THE PROBLEM: Keep only the lines that hold the string "this", filtering out the rest of the entries below.

BEGIN EXTRACTED MATERIAL

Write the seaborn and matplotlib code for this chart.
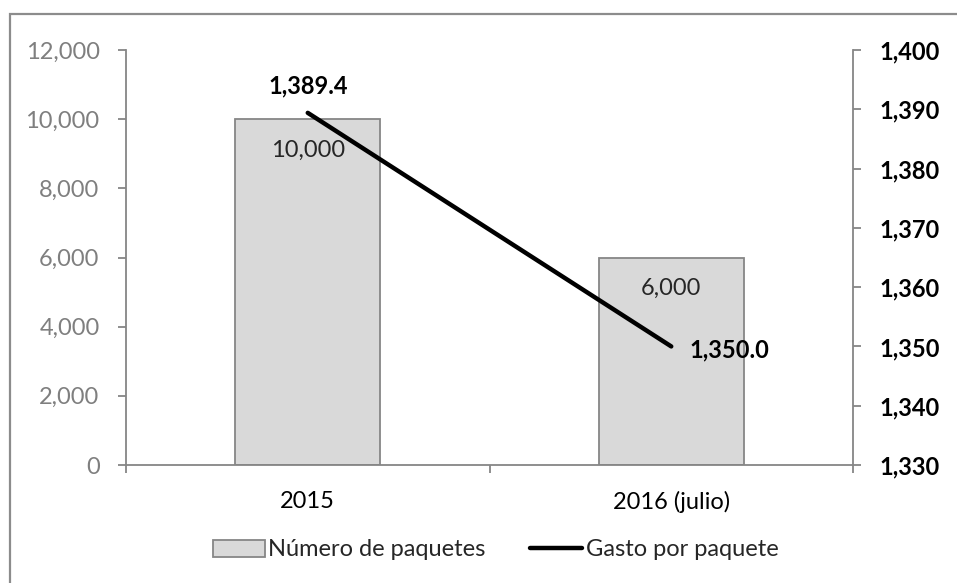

END EXTRACTED MATERIAL
BEGIN EXTRACTED MATERIAL

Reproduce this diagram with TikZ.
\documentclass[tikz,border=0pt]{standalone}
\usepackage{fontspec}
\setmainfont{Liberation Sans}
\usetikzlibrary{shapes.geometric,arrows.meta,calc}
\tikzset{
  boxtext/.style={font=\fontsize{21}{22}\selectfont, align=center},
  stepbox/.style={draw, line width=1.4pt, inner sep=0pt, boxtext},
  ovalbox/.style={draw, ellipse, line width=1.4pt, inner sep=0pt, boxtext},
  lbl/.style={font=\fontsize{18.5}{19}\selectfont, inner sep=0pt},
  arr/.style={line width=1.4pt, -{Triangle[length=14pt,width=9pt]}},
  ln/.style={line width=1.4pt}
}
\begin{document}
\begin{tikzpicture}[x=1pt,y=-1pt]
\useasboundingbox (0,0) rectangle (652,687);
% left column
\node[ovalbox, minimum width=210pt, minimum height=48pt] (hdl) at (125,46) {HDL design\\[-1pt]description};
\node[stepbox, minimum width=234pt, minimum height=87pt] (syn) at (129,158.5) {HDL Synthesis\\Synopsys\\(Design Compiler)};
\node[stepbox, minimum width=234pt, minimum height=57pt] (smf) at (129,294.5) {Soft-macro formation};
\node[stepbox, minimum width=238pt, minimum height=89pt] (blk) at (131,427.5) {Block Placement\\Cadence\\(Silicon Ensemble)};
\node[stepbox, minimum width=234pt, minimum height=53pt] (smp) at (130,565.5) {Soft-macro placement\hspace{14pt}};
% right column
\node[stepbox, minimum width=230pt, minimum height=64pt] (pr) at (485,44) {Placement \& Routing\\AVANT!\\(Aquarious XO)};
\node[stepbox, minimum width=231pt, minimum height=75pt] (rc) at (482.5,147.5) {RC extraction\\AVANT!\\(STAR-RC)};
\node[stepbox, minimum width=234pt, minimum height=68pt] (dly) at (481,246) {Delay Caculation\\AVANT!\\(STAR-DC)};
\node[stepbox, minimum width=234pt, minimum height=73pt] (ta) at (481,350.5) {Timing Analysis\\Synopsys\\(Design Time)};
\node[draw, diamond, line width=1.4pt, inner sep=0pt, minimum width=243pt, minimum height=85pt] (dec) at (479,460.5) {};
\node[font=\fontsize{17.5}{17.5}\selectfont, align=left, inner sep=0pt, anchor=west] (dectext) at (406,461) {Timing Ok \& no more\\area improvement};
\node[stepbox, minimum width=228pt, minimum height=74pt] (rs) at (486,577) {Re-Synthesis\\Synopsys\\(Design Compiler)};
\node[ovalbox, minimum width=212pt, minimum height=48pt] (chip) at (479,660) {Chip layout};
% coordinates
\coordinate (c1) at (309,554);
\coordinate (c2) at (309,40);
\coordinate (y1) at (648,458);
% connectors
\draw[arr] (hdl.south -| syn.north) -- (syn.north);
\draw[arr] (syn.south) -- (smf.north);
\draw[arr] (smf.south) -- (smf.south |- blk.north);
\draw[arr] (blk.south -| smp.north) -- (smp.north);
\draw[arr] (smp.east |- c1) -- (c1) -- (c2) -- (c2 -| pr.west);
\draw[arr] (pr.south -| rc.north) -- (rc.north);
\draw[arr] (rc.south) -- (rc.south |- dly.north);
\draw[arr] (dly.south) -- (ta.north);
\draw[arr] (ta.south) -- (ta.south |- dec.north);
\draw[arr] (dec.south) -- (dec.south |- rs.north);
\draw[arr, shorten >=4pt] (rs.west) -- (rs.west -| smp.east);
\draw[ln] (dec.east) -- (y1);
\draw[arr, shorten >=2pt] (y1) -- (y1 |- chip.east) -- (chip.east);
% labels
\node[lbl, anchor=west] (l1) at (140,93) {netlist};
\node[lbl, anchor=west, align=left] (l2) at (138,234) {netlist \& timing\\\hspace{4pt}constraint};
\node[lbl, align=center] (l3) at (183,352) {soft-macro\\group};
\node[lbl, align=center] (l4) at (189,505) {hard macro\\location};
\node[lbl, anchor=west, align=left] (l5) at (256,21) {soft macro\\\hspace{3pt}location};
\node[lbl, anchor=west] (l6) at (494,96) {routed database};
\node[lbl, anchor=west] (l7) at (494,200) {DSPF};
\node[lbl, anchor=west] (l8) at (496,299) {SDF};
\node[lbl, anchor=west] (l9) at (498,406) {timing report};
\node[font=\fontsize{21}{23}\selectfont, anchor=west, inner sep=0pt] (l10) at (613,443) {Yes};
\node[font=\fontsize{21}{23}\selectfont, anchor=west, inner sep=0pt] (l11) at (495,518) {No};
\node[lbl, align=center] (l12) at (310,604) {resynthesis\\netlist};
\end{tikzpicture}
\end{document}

END EXTRACTED MATERIAL
BEGIN EXTRACTED MATERIAL

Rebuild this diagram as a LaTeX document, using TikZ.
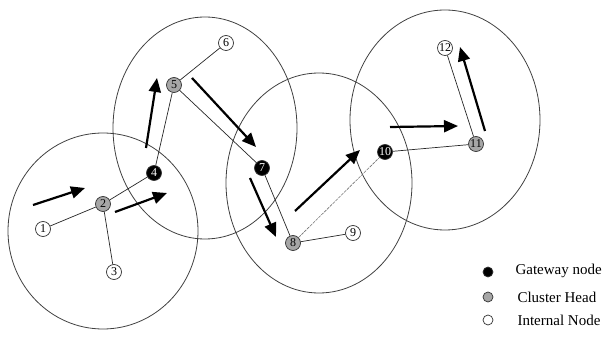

END EXTRACTED MATERIAL

CORRECT RESULT:
Write the seaborn and matplotlib code for this chart.
Reproduce this diagram with TikZ.
Rebuild this diagram as a LaTeX document, using TikZ.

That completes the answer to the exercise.